Offering to demonstrate what he called his consistency as a political candidate, former Massachusetts Governor Mitt Romney cited, during Wednesday night's presidential debate, the fact that he's belonged to the Mormon church for his lifetime and been married to the same woman for 42 years.
"I am a man of steadiness and constancy," Romney said. "I don't think you will have somebody who has more of those attributes than I do."
"If I'm president of the United States, I will be true to my family, my faith and my country," he added, "and I will never apologize for the United States of America."

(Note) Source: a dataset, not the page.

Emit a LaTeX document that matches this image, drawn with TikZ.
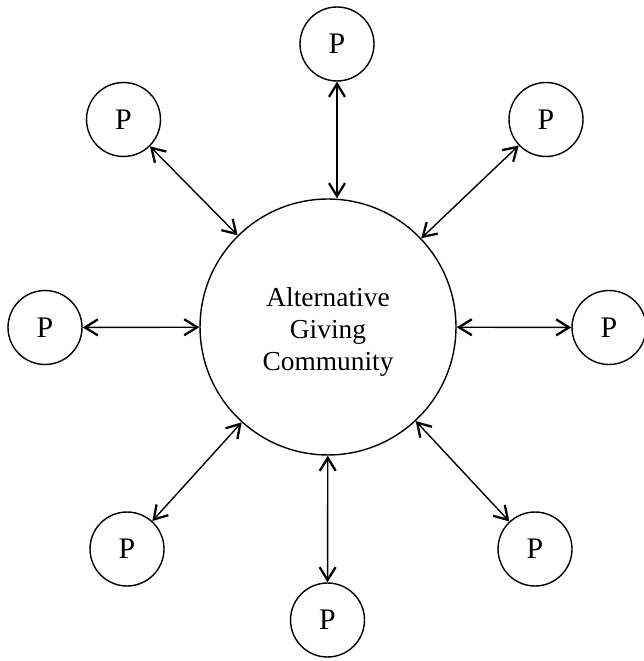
\documentclass[tikz,border=0pt]{standalone}
\usepackage{fontspec}
\setmainfont{Liberation Serif}
\usetikzlibrary{arrows.meta}

\tikzset{
  person/.style={circle, draw, line width=0.8pt, minimum size=1.48cm, inner sep=0pt, font=\fontsize{17}{19}\selectfont},
  hub/.style={circle, draw, line width=0.8pt, minimum size=5.12cm, inner sep=0pt},
  hubtext/.style={align=center, font=\fontsize{15.6}{18.2}\selectfont},
  link/.style={line width=0.8pt, {Straight Barb[length=2.6mm,width=3.2mm,line width=1.3pt]}-{Straight Barb[length=2.6mm,width=3.2mm,line width=1.3pt]}}
}

\begin{document}
\begin{tikzpicture}[x=0.02cm, y=-0.02cm]
  \useasboundingbox (0,0) rectangle (643,661);

  % Community in the middle
  \node[hub, label={[hubtext, yshift=-0.1cm]center:{Alternative\\Giving\\Community}}] (comm) at (328, 327) {};

  % Participants around it
  \node[person] (pN)  at (337, 44)    {P};
  \node[person] (pNW) at (123.5, 119.5) {P};
  \node[person] (pNE) at (546, 119.5) {P};
  \node[person] (pW)  at (45, 327.5)  {P};
  \node[person] (pE)  at (609, 327.5) {P};
  \node[person] (pSW) at (127, 549)   {P};
  \node[person] (pSE) at (535, 549)   {P};
  \node[person] (pS)  at (327.5, 620) {P};

  % Two-way links
  \draw[link] (pN) -- (comm.north -| pN);
  \foreach \p in {pNW, pNE, pW, pE, pSW, pSE, pS} {
    \draw[link] (comm) -- (\p);
  }
\end{tikzpicture}
\end{document}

Romney was addressing, specifically, the charge that he is a finger-to-the-wind pol, willing to abandon any principle for political gain. The fact that he turned to biographical attributes to argue otherwise (he also noted that he served at private equity firm Bain Capital for 25 years), may serve the purpose of disputing that point. But it also left open questions about where he stands on specific policy matters.
Before that segment, Romney was pressed on one of those policy positions: his difficult-to-pin-down assessment of whether or not the government should have bailed out the automotive industry between late 2008 and early 2009. As in the past, he insisted that he had been perfectly consistent on the matter.

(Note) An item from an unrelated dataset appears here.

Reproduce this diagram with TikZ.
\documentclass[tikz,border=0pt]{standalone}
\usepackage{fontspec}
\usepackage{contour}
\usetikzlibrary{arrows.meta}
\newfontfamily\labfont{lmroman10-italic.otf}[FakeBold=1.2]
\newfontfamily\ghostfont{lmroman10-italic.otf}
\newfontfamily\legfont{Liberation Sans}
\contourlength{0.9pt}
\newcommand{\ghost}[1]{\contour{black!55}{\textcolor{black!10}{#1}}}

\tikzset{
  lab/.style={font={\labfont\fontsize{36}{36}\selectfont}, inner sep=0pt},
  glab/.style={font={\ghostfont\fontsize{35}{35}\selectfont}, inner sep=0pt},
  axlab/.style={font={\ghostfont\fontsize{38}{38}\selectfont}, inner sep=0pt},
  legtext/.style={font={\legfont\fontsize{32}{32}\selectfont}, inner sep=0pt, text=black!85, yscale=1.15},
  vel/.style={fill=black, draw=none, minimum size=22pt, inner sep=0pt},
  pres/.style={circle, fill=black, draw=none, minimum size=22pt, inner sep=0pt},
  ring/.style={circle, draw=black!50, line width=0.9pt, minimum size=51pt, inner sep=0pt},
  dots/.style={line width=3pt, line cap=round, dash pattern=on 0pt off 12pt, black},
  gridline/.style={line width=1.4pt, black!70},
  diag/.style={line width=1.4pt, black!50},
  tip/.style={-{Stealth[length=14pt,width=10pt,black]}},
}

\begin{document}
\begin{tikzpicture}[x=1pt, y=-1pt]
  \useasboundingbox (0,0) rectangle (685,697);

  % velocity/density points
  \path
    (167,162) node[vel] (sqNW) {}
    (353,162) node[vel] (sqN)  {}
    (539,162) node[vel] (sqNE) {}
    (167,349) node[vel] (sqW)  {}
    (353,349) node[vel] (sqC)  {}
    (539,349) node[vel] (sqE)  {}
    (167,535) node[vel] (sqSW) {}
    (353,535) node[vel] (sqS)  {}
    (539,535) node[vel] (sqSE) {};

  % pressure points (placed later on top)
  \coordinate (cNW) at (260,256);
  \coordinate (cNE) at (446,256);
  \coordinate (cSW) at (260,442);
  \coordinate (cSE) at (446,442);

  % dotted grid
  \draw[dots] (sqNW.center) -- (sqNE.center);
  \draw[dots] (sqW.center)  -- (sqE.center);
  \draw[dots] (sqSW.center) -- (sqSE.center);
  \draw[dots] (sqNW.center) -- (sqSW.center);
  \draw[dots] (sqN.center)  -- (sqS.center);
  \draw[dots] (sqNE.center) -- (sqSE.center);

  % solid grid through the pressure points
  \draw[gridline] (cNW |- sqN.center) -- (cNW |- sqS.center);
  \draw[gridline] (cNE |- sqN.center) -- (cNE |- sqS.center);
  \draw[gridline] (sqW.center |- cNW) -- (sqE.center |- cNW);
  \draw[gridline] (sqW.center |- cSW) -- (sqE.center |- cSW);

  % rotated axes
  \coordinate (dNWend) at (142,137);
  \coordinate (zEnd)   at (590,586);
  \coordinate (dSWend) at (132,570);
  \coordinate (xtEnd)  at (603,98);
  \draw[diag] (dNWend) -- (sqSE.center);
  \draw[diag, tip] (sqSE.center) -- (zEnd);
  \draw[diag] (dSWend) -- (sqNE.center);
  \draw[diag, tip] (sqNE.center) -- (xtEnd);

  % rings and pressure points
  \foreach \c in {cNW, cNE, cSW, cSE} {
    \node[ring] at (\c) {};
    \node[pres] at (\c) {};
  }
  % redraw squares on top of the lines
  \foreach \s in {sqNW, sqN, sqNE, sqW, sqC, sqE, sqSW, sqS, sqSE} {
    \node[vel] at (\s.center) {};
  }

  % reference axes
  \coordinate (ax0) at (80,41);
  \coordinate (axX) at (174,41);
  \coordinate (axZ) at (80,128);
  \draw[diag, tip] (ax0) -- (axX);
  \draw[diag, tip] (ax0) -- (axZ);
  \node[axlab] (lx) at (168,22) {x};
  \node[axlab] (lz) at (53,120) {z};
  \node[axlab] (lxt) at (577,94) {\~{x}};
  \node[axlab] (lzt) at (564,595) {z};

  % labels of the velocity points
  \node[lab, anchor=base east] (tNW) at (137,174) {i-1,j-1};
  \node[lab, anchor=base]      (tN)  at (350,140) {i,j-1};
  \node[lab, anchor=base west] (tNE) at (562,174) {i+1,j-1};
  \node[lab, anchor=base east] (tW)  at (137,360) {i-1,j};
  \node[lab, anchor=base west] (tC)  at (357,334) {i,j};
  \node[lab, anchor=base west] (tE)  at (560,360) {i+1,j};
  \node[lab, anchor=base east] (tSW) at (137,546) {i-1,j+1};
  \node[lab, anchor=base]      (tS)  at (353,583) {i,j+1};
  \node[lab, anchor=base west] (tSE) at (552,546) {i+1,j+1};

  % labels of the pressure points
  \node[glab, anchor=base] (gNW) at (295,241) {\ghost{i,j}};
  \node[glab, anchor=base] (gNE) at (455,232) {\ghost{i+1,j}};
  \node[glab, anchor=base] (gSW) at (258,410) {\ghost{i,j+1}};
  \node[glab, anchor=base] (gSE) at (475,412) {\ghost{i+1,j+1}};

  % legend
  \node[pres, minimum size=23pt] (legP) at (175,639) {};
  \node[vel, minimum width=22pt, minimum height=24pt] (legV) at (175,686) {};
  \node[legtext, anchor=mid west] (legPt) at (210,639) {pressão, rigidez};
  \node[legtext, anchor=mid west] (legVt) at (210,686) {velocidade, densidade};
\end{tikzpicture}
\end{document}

His view, he reiterated, was that a managed bankruptcy process should have been pursued, rather than propping up the big three automakers with taxpayer funds until they ultimately went through a variation of that process.
"My plan, we would have had a private sector bailout with the right private sector restructuring... as opposed to government playing its heavy hand," he said.
The crowd in Michigan -- one of the states directly (and positively) affected by the bailout -- cheered his answer.